→ **RECORDED INFORMATION**
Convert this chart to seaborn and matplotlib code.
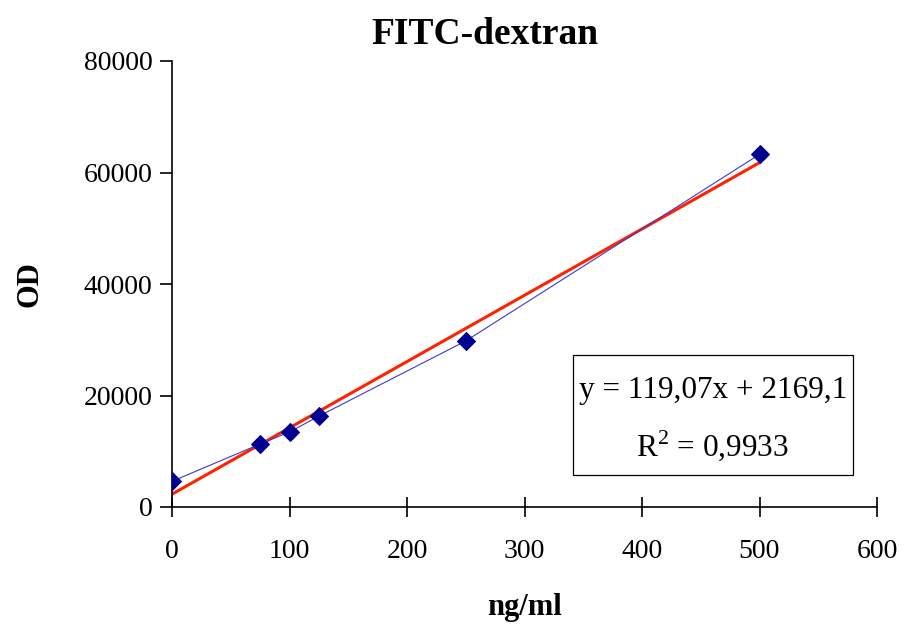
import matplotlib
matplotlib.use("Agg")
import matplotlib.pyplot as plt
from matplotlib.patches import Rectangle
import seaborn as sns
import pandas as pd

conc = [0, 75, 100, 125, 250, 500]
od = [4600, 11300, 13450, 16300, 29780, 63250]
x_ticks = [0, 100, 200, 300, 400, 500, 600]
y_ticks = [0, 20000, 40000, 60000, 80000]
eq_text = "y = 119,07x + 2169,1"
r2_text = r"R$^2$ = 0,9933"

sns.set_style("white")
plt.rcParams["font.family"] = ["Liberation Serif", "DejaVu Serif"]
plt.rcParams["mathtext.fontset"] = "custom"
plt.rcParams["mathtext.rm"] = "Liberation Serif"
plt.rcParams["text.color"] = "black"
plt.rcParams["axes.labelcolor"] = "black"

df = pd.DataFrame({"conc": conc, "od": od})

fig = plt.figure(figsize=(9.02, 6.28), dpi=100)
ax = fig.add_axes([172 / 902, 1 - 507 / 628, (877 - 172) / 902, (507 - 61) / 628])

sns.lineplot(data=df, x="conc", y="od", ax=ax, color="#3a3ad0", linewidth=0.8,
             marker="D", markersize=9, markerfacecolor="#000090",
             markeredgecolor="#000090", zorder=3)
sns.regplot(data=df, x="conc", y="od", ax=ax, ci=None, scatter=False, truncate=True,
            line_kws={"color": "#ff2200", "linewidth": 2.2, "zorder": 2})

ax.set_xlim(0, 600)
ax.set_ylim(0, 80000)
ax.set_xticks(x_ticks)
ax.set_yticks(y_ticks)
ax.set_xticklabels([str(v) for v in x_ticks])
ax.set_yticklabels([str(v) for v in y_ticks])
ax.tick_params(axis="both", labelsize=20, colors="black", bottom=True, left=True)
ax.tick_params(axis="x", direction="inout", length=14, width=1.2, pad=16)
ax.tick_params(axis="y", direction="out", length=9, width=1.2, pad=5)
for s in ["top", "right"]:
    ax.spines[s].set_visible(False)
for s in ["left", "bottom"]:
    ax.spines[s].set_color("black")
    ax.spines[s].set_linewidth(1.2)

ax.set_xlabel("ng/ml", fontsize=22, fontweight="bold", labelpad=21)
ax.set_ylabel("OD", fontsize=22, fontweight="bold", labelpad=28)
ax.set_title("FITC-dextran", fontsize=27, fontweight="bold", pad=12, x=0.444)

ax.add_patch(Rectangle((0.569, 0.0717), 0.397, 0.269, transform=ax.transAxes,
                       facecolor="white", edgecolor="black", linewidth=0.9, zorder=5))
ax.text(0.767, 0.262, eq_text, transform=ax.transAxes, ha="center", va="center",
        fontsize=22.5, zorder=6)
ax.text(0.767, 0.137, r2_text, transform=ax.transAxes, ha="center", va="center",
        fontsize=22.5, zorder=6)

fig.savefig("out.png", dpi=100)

---

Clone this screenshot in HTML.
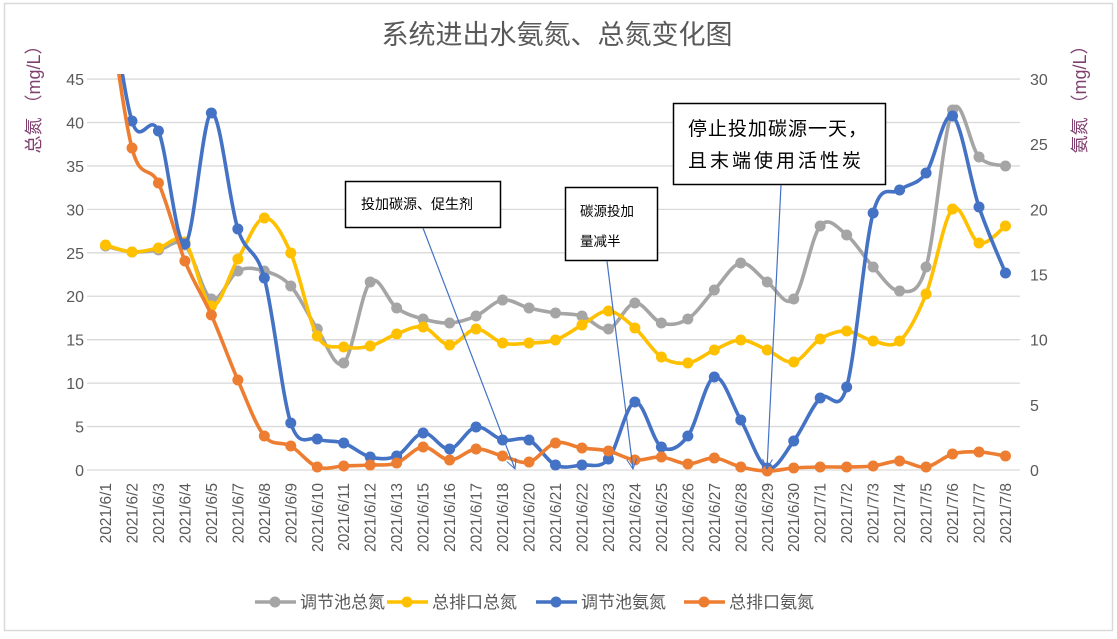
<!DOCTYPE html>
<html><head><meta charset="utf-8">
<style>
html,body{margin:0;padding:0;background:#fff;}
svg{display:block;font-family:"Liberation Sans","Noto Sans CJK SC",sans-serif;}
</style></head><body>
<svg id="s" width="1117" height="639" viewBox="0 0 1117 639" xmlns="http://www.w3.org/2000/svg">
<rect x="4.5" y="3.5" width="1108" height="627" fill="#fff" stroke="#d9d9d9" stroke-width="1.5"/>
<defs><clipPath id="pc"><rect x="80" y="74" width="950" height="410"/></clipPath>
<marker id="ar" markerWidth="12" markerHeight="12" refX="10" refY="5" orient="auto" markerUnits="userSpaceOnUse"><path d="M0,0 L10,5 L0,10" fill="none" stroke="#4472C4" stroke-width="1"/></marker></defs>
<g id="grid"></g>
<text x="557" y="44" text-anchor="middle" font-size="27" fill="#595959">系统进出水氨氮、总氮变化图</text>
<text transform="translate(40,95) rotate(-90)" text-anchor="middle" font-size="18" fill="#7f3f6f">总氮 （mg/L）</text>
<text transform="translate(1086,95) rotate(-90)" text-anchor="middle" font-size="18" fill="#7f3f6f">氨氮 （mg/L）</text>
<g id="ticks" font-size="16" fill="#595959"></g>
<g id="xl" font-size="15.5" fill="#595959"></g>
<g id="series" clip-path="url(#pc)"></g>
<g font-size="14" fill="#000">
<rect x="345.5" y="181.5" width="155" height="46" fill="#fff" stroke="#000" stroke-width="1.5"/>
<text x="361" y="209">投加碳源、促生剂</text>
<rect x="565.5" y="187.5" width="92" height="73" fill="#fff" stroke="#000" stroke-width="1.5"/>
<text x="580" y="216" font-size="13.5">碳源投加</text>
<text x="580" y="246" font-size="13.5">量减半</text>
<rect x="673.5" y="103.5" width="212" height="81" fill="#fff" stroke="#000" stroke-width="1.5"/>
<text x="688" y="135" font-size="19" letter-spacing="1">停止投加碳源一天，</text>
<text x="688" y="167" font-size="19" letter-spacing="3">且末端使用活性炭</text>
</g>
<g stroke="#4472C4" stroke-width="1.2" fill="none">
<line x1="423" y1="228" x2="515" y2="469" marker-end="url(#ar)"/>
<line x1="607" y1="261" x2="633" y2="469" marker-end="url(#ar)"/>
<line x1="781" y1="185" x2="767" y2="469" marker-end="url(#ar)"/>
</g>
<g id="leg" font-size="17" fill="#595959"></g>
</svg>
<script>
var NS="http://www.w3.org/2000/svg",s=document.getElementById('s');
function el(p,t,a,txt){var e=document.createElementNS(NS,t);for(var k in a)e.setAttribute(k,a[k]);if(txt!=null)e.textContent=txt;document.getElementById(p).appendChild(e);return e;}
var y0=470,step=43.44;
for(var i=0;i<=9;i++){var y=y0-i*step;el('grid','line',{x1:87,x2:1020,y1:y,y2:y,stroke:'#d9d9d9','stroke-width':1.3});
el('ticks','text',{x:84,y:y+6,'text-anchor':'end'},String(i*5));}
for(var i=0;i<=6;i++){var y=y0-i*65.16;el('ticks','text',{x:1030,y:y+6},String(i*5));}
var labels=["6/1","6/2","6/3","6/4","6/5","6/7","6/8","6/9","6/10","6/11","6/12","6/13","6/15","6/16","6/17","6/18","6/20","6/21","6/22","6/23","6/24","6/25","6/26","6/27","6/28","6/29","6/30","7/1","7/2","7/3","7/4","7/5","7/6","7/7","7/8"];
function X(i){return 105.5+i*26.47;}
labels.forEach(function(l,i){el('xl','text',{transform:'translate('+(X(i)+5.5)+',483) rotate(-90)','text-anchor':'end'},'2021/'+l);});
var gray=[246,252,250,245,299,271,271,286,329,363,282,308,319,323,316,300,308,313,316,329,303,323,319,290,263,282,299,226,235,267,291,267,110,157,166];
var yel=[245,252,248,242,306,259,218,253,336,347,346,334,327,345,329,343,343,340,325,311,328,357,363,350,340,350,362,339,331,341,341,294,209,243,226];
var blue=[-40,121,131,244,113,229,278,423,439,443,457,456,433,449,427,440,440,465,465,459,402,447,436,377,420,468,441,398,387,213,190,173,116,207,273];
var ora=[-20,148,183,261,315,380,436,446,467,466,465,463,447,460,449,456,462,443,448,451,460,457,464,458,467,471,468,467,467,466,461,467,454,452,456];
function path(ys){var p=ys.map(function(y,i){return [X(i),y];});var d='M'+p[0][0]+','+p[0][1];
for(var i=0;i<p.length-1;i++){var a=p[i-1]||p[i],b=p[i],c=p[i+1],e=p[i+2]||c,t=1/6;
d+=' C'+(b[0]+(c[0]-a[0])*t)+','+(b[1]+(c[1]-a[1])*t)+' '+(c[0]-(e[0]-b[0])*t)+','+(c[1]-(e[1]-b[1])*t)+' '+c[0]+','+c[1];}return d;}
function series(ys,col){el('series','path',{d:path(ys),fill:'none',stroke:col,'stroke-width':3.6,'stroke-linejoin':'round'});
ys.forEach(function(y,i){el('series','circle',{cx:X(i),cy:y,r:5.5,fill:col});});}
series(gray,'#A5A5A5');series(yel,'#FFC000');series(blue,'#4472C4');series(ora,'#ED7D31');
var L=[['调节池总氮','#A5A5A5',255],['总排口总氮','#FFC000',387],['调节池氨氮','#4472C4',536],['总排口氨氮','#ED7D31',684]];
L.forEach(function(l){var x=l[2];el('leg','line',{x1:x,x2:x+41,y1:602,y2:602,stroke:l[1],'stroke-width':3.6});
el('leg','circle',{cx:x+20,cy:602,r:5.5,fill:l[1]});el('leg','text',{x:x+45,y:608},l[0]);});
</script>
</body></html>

→ **DIRECTIONS FOR THIS TASK**
Give the number of lines in the material above that have the word "matplotlib" in them, and nothing more.

→ **FINAL RESULT**
5